Residual Respiratory Impairment After COVID-19 Pneumonia

Francesco Lombardi; Angelo Calabrese; Bruno Iovene; Chiara Pierandrei; Marialessia Lerede; Francesco Varone; Luca Richeldi; Giacomo Sgalla


BMC Pulm Med. 2021;21(241) 

In This Article


The findings of this study suggest that respiratory abnormalities persist over time in COVID-19 patients who experienced a more severe form of disease during hospitalization. Several studies already reported a reduction in lung volumes and DLco levels as well as reduced exercise tolerance following hospital discharge.[4–7] Our study expands these findings in a larger Italian cohort. To our knowledge, this is the first study establishing the relationships between the severity of acute respiratory failure (as measured by the p/F ratio) and a wide range of blood gas and physiological parameters.

We identified a persistence of dyspnoea in the overall study population, a finding consistent with a study by Wong and coworkers, which reported dyspnoea in half of 78 COVID-19 patients after hospital discharge.[13]

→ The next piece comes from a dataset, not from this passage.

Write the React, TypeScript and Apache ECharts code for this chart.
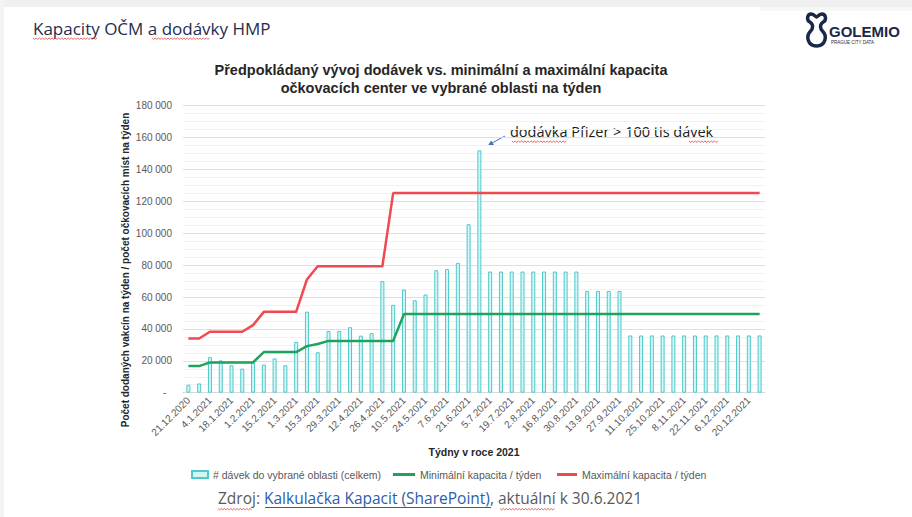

In order to explore the impact of disease severity on residual respiratory abnormalities, patients were stratified into three groups, according to levels of respiratory failure during hospitalization. No significant differences were observed regarding therapies, except for enoxaparin and anti-IL-6 drugs, administered more frequently in the severe group. The limited use of corticosteroids was likely due to the fact that evidence for dexamethasone use appeared towards the end of study completion.[14] We cannot exclude that a more extensive use of corticosteroids would have changed our findings.

Patients with mild and moderate disease had normal lung volumes. In contrast, a mild reduction in RV was found in the severe hypoxemia group. Whether this finding results by altered lung compliance in this group[15] remain to be determined. Moreover, TLC was at the lower limit of normal in the severe group: this finding suggests a link between severity of COVID-19 pneumonia and reduction in lung volumes. Whether such abnormalities were due to the presence of fibrotic sequelae after acute interstitial pneumonia could not be determined, since our cohort did not undergo a chest CT scan at the time of the study visit. Moreover, we identified normal DLco values in the mild and the moderate hypoxemia groups and reduced values in the severe hypoxemia group. This could reflect the degree of microvascular and epithelial damage, likely to be more consistent in the severe cases.[16] Patients recovering from ARDS from any cause may have persistent functional impairment one year after hospital discharge.[17] Therefore, these findings might not be COVID-19-specific.

Our study had several limitations. CT imaging was not available at the time of study visit: as such, the relationships between functional impairment and residual fibrotic changes remain unknown. The follow-up time in this study is short, and further studies are warranted to clarify whether respiratory abnormalities persist in the longer term. The use of p/F ratio to classify COVID-19 severity is not ideal as it may not be reliable in non-intubated patients.[18] Finally, the levels of dyspnoea and cough before and during hospitalization were collected at the time of the follow-up clinical evaluation: they may therefore not measure accurately the severity of symptoms at those timepoints.